There is a myth that the public option was only a tiny idea blown out of proportion for symbolic reasons. The public option was never going to be truly tiny, it was only going to be small at its inception. It is not because it was "weak," it was just strongly caged in. But even the largest redwood tree starts out as a very small seed.
It is true that the CBO predicted that the negotiated rate public option in the House bill would only cover 6 million people, but that is because it was purposely restricted to a new exchange that would only be used by 30 million people at first. The CBO's guess was that the public option would be selected by 20% of the people in this new marketplace. While I think their 20% estimate is low, it is important to put that in context--any company that can grab 20% of its market is a major player.
The public option was projected to be “small” because it would be forced to be a big fish in a very small pond. It would have major potential for growth. Progressives would have at their disposal multiple ways to increase the number of people who could have access to the public option. Dramatically expanding employer access to the exchange (something the Secretary of HHS could do without Congressional approval) is one idea. Expanding on Sen. Ron Wyden's goal of giving people with employer-provided coverage the option of using vouchers to select their own plan on the new exchange is another route. The best solution might have been to attach a simple 12-word provision to the defense appropriations bill to allow the public option to sell outside the exchange. Any of these are very doable changes that could have completely changed the dynamics in only a few years.

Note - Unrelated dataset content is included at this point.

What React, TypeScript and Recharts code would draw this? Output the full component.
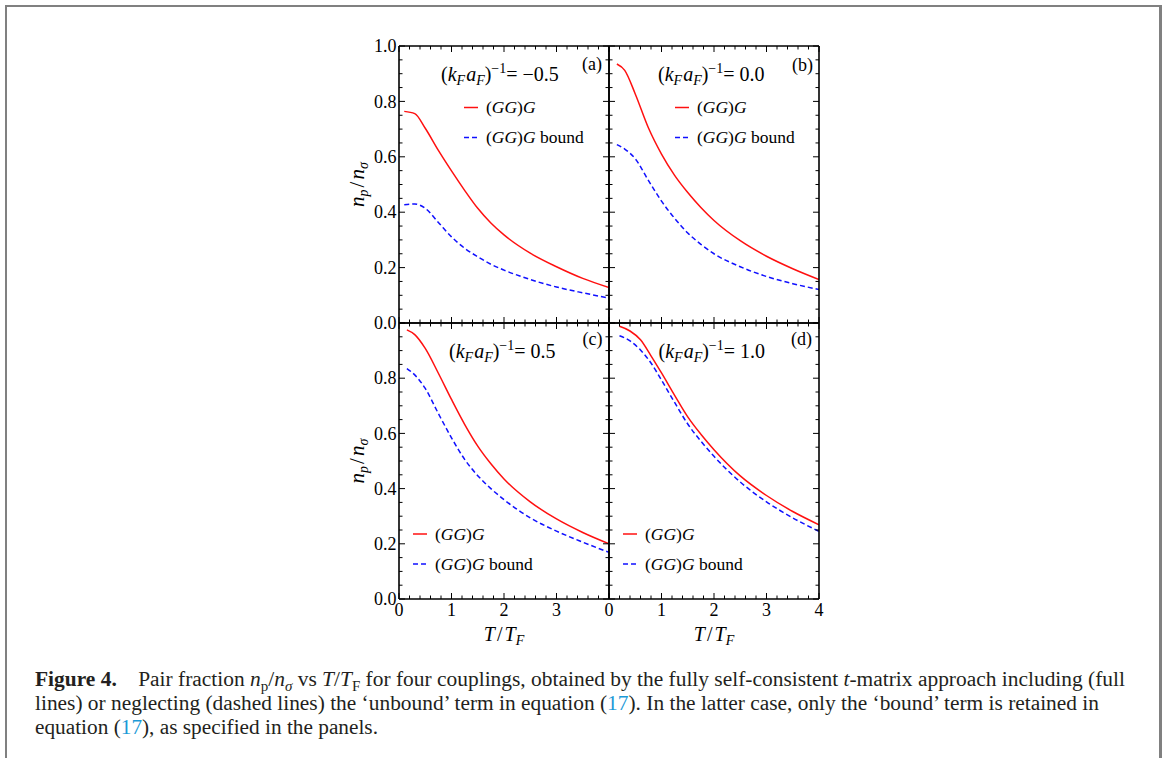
import React from "react";
import { LineChart, Line, XAxis, YAxis, Legend } from "recharts";

const SERIF = '"Liberation Serif", "Times New Roman", Times, serif';
const RED = "#ff1010";
const BLUE = "#1010ff";
const INK = "#231f20";
const LINK = "#1b9ad7";

// T/T_F positions where the curves were read, one list per panel
const tA = [0.1, 0.3, 0.5, 0.75, 1, 1.25, 1.5, 1.75, 2, 2.5, 3, 3.5, 4];
const fullA = [0.764, 0.756, 0.703, 0.623, 0.549, 0.479, 0.414, 0.361, 0.318, 0.252, 0.203, 0.161, 0.128];
const boundA = [0.427, 0.43, 0.414, 0.363, 0.311, 0.27, 0.239, 0.212, 0.191, 0.157, 0.13, 0.109, 0.09];

const tB = [0.15, 0.3, 0.5, 0.75, 1, 1.25, 1.5, 1.75, 2, 2.5, 3, 3.5, 4];
const fullB = [0.935, 0.912, 0.827, 0.705, 0.61, 0.533, 0.471, 0.417, 0.37, 0.297, 0.241, 0.196, 0.157];
const boundB = [0.644, 0.628, 0.593, 0.515, 0.44, 0.378, 0.325, 0.284, 0.25, 0.203, 0.168, 0.142, 0.121];

const tC = [0.15, 0.3, 0.5, 0.75, 1, 1.25, 1.5, 1.75, 2, 2.5, 3, 3.5, 4];
const fullC = [0.975, 0.958, 0.908, 0.818, 0.723, 0.633, 0.554, 0.49, 0.435, 0.352, 0.29, 0.241, 0.2];
const boundC = [0.835, 0.812, 0.763, 0.672, 0.584, 0.506, 0.447, 0.4, 0.36, 0.294, 0.246, 0.206, 0.169];

const tD = [0.2, 0.4, 0.6, 0.8, 1, 1.25, 1.5, 1.75, 2, 2.5, 3, 3.5, 4];
const fullD = [0.988, 0.971, 0.939, 0.881, 0.819, 0.738, 0.66, 0.597, 0.541, 0.446, 0.375, 0.317, 0.269];
const boundD = [0.954, 0.935, 0.902, 0.855, 0.793, 0.712, 0.634, 0.572, 0.517, 0.424, 0.352, 0.294, 0.245];

const couplings = [-0.5, 0, 0.5, 1];
const tags = ["(a)", "(b)", "(c)", "(d)"];
const seriesNames = ["(GG)G", "(GG)G bound"];

const xTicks = [0, 0.2, 0.4, 0.6, 0.8, 1, 1.2, 1.4, 1.6, 1.8, 2, 2.2, 2.4, 2.6, 2.8, 3, 3.2, 3.4, 3.6, 3.8, 4];
const yTicks = [0, 0.05, 0.1, 0.15, 0.2, 0.25, 0.3, 0.35, 0.4, 0.45, 0.5, 0.55, 0.6, 0.65, 0.7, 0.75, 0.8, 0.85, 0.9, 0.95, 1];

type Panel = {
  id: string;
  t: number[];
  full: number[];
  bound: number[];
  coupling: number;
  tag: string;
  left: number;
  top: number;
  w: number;
  h: number;
  yLabels: boolean;
  xLabels: boolean;
  hideY: number | null;
  hideX: number | null;
  yTitle: boolean;
  xTitle: boolean;
  note: [number, number];
  tagPos: [number, number];
  legend: [number, number];
};

const panels: Panel[] = [
  {
    id: "a", t: tA, full: fullA, bound: boundA, coupling: couplings[0], tag: tags[0],
    left: 399, top: 46, w: 210, h: 277, yLabels: true, xLabels: false, hideY: null, hideX: null,
    yTitle: true, xTitle: false, note: [441, 81], tagPos: [582, 69.5], legend: [464, 107.5],
  },
  {
    id: "b", t: tB, full: fullB, bound: boundB, coupling: couplings[1], tag: tags[1],
    left: 609, top: 46, w: 210, h: 277, yLabels: false, xLabels: false, hideY: null, hideX: null,
    yTitle: false, xTitle: false, note: [658, 81], tagPos: [792, 70.5], legend: [675, 107.5],
  },
  {
    id: "c", t: tC, full: fullC, bound: boundC, coupling: couplings[2], tag: tags[2],
    left: 399, top: 323, w: 210, h: 276, yLabels: true, xLabels: true, hideY: 1, hideX: 4,
    yTitle: true, xTitle: true, note: [449, 357.5], tagPos: [582.5, 345], legend: [413, 534],
  },
  {
    id: "d", t: tD, full: fullD, bound: boundD, coupling: couplings[3], tag: tags[3],
    left: 609, top: 323, w: 210, h: 276, yLabels: false, xLabels: true, hideY: null, hideX: null,
    yTitle: false, xTitle: true, note: [658.5, 357.5], tagPos: [791, 345], legend: [623, 534],
  },
];

const ML = 70;
const MR = 12;
const MT = 12;
const MB = 50;

const onStep = (v: number, step: number) => Math.abs(v / step - Math.round(v / step)) < 1e-6;

type Side = "left" | "right" | "top" | "bottom";

// inward frame ticks, labels only on the major ones
function tickFor(side: Side, showLabels: boolean, hide: number | null) {
  return (props: any) => {
    const x = Number(props.x);
    const y = Number(props.y);
    const v = Number(props.payload?.value);
    const vertical = side === "left" || side === "right";
    const major = vertical ? onStep(v, 0.2) : onStep(v, 1);
    const len = major ? 6 : 3.5;
    let x2 = x;
    let y2 = y;
    if (side === "left") x2 = x + len;
    if (side === "right") x2 = x - len;
    if (side === "top") y2 = y + len;
    if (side === "bottom") y2 = y - len;
    const hidden = hide !== null && Math.abs(v - hide) < 1e-6;
    const label = showLabels && major && !hidden;
    return (
      <g>
        <line x1={x} y1={y} x2={x2} y2={y2} stroke="#000" strokeWidth={1} />
        {label && side === "left" && (
          <text x={x - 2.5} y={y} dy="0.34em" textAnchor="end" fontFamily={SERIF} fontSize={18} fill="#000">
            {v.toFixed(1)}
          </text>
        )}
        {label && side === "bottom" && (
          <text x={x} y={y + 16.5} textAnchor="middle" fontFamily={SERIF} fontSize={18} fill="#000">
            {String(Math.round(v))}
          </text>
        )}
      </g>
    );
  };
}

function SeriesLabel({ name }: { name: string }) {
  const rest = name.slice(5);
  return (
    <>
      <tspan>(</tspan>
      <tspan fontStyle="italic">GG</tspan>
      <tspan>)</tspan>
      <tspan fontStyle="italic">G</tspan>
      {rest && <tspan>{rest}</tspan>}
    </>
  );
}

function PanelNotes({ p, ox, oy, W, H, payload }: { p: Panel; ox: number; oy: number; W: number; H: number; payload: any[] }) {
  const [nx, ny] = p.note;
  const [tx, ty] = p.tagPos;
  const [lx, ly] = p.legend;
  const val = (p.coupling < 0 ? "\u2212" : "") + Math.abs(p.coupling).toFixed(1);
  const entries = payload && payload.length ? payload : seriesNames.map((n, i) => ({ value: n, color: i ? BLUE : RED }));
  return (
    <svg width={W} height={H} style={{ display: "block", overflow: "visible" }}>
      <g fontFamily={SERIF} fontSize={17.5} fill="#000">
        <text x={nx - ox} y={ny - oy} fontSize={20}>
          <tspan>(</tspan>
          <tspan fontStyle="italic">k</tspan>
          <tspan fontStyle="italic" fontSize={14} dy={4}>F</tspan>
          <tspan fontStyle="italic" dy={-4} dx={1}>a</tspan>
          <tspan fontStyle="italic" fontSize={14} dy={4}>F</tspan>
          <tspan dy={-4}>)</tspan>
          <tspan fontSize={14} dy={-8}>{"\u22121"}</tspan>
          <tspan dy={8}>=</tspan>
          <tspan dx={5}>{val}</tspan>
        </text>
        <text x={tx - ox} y={ty - oy} fontSize={18}>{p.tag}</text>
        {entries.map((e: any, i: number) => {
          const yy = ly - oy + i * 30;
          const dashed = i === 1;
          return (
            <g key={i}>
              <line
                x1={lx - ox}
                x2={lx - ox + 14}
                y1={yy}
                y2={yy}
                stroke={e.color}
                strokeWidth={1.5}
                strokeDasharray={dashed ? "5 3" : undefined}
              />
              <text x={lx - ox + 22} y={yy + 5.8}>
                <SeriesLabel name={String(e.value)} />
              </text>
            </g>
          );
        })}
      </g>
    </svg>
  );
}

function PanelChart({ p }: { p: Panel }) {
  const W = ML + p.w + MR;
  const H = MT + p.h + MB;
  const ox = p.left - ML;
  const oy = p.top - MT;
  const rows = p.t.map((t, i) => ({ t, full: p.full[i], bound: p.bound[i] }));
  const frame = { stroke: "#000", strokeWidth: 1.6 };

  const yTitle = () => (
    <text
      x={363.5 - ox}
      y={MT + p.h / 2}
      transform={`rotate(-90, ${363.5 - ox}, ${MT + p.h / 2})`}
      textAnchor="middle"
      fontFamily={SERIF}
      fontSize={21}
      fill="#000"
    >
      <tspan fontStyle="italic">n</tspan>
      <tspan fontStyle="italic" fontSize={14} dy={4}>p</tspan>
      <tspan dy={-4} dx={2}>/</tspan>
      <tspan fontStyle="italic" dx={2}>n</tspan>
      <tspan fontStyle="italic" fontSize={14} dy={4}>σ</tspan>
    </text>
  );

  const xTitle = () => (
    <text x={ML + p.w / 2} y={641 - oy} textAnchor="middle" fontFamily={SERIF} fontSize={20} fill="#000">
      <tspan fontStyle="italic">T</tspan>
      <tspan dx={2}>/</tspan>
      <tspan fontStyle="italic" dx={2}>T</tspan>
      <tspan fontStyle="italic" fontSize={14} dy={4}>F</tspan>
    </text>
  );

  return (
    <div style={{ position: "absolute", left: ox, top: oy }}>
      <LineChart width={W} height={H} data={rows} margin={{ top: MT - 1, right: MR - 1, bottom: 0, left: 0 }}>
        <XAxis
          xAxisId="b"
          dataKey="t"
          type="number"
          domain={[0, 4]}
          allowDataOverflow
          ticks={xTicks}
          interval={0}
          height={MB}
          tickSize={0}
          tickMargin={0}
          tickLine={false}
          axisLine={frame}
          tick={tickFor("bottom", p.xLabels, p.hideX)}
          label={p.xTitle ? { content: xTitle } : undefined}
        />
        <XAxis
          xAxisId="t"
          orientation="top"
          dataKey="t"
          type="number"
          domain={[0, 4]}
          allowDataOverflow
          ticks={xTicks}
          interval={0}
          height={1}
          tickSize={0}
          tickMargin={0}
          tickLine={false}
          axisLine={frame}
          tick={tickFor("top", false, null)}
        />
        <YAxis
          yAxisId="l"
          type="number"
          domain={[0, 1]}
          allowDataOverflow
          ticks={yTicks}
          interval={0}
          width={ML}
          tickSize={0}
          tickMargin={0}
          tickLine={false}
          axisLine={frame}
          tick={tickFor("left", p.yLabels, p.hideY)}
          label={p.yTitle ? { content: yTitle } : undefined}
        />
        <YAxis
          yAxisId="r"
          orientation="right"
          type="number"
          domain={[0, 1]}
          allowDataOverflow
          ticks={yTicks}
          interval={0}
          width={1}
          tickSize={0}
          tickMargin={0}
          tickLine={false}
          axisLine={frame}
          tick={tickFor("right", false, null)}
        />
        <Line
          xAxisId="b"
          yAxisId="l"
          dataKey="full"
          name={seriesNames[0]}
          type="monotone"
          stroke={RED}
          strokeWidth={1.5}
          dot={false}
          isAnimationActive={false}
        />
        <Line
          xAxisId="b"
          yAxisId="l"
          dataKey="bound"
          name={seriesNames[1]}
          type="monotone"
          stroke={BLUE}
          strokeWidth={1.5}
          strokeDasharray="5 3"
          dot={false}
          isAnimationActive={false}
        />
        <Legend
          layout="vertical"
          align="center"
          verticalAlign="middle"
          wrapperStyle={{ position: "absolute", left: 0, top: 0, width: W, height: H, pointerEvents: "none" }}
          content={(lp: any) => <PanelNotes p={p} ox={ox} oy={oy} W={W} H={H} payload={lp.payload} />}
        />
      </LineChart>
    </div>
  );
}

function Caption() {
  return (
    <svg width={1174} height={758} style={{ position: "absolute", left: 0, top: 0 }}>
      <g fontFamily={SERIF} fontSize={20} fill={INK}>
        <text x={35} y={686} textLength={1090} lengthAdjust="spacingAndGlyphs">
          <tspan fontWeight="bold">Figure 4.</tspan>
          <tspan>{"\u2003Pair fraction "}</tspan>
          <tspan fontStyle="italic">n</tspan>
          <tspan fontSize={14} dy={5}>p</tspan>
          <tspan dy={-5}>/</tspan>
          <tspan fontStyle="italic">n</tspan>
          <tspan fontStyle="italic" fontSize={14} dy={5}>σ</tspan>
          <tspan dy={-5}>{" vs "}</tspan>
          <tspan fontStyle="italic">T</tspan>
          <tspan>/</tspan>
          <tspan fontStyle="italic">T</tspan>
          <tspan fontSize={14} dy={5}>F</tspan>
          <tspan dy={-5}>{" for four couplings, obtained by the fully self-consistent "}</tspan>
          <tspan fontStyle="italic">t</tspan>
          <tspan>-matrix approach including (full</tspan>
        </text>
        <text x={35} y={710} textLength={1064} lengthAdjust="spacingAndGlyphs">
          <tspan>{"lines) or neglecting (dashed lines) the \u2018unbound\u2019 term in equation ("}</tspan>
          <tspan fill={LINK}>17</tspan>
          <tspan>{"). In the latter case, only the \u2018bound\u2019 term is retained in"}</tspan>
        </text>
        <text x={35} y={734} textLength={343} lengthAdjust="spacingAndGlyphs">
          <tspan>{"equation ("}</tspan>
          <tspan fill={LINK}>17</tspan>
          <tspan>{"), as specified in the panels."}</tspan>
        </text>
      </g>
    </svg>
  );
}

export default function App() {
  return (
    <div
      style={{
        position: "absolute",
        left: 0,
        top: 0,
        width: 1174,
        height: 758,
        overflow: "hidden",
        background: "#fff",
      }}
    >
      <div
        style={{
          position: "absolute",
          left: 5,
          top: 5,
          width: 1152,
          height: 800,
          borderLeft: "2px solid #808080",
          borderTop: "2px solid #808080",
          borderRight: "3px solid #808080",
        }}
      />
      <Caption />
      {panels.map((p) => (
        <PanelChart key={p.id} p={p} />
      ))}
    </div>
  );
}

If the public option was able to to sell to the entire private insurance market and just not the exchange gaining 20% of the market would have given it over 50 million customers. This would make the public option larger than Medicare, and one of the three largest insurance companies in America. Assuming the public option's larger market share allowed it to negotiate much better rates (or even better, Congress decided to combine its operations with Medicare), it would probably be able to attract even more than 50 million customers.
The argument over the public option has never been symbolic or about what coverage a small group of Americans would or would not get. This health care fight is not about creating one new, static system that would remain in place forever. To argue otherwise is intellectual dishonesty put forward by many, including the Obama administration. The debate has been about the foundation on which we will build the future of our health care system, and whether the solution to our broken system is public or private insurance. Everyone from progressive activists to health insurance company CEO's understood that this reform could grow, and only minor tweaks made later would make the public option a serious player. That is why the public option has been such a big fight on both sides. It was never about symbolism, but about laying down an infrastructure that could be quickly built upon.
The progressive demand that public health insurance programs must be part of the solution is based not on pure ideology, but overwhelming domestic and international evidence. The track record of private insurance is terrible, and no honest economist could look its performance compared to public insurance and think it a smart solution. The public option is not symbolic, it is foundational. Can the Democratic Party act in the best interest of our country by standing up to the health care lobbyists, or will they reward the private health insurance industry? This is not some metaphysical argument. There are literally hundreds of billions riding on this question, and possibly the future international competitiveness of the American economy. You may not agree with the methods that the supporters of the public option are using, but pretending that they are somehow fools chasing after symbolism completely ignores what the true stakes in the fight really are.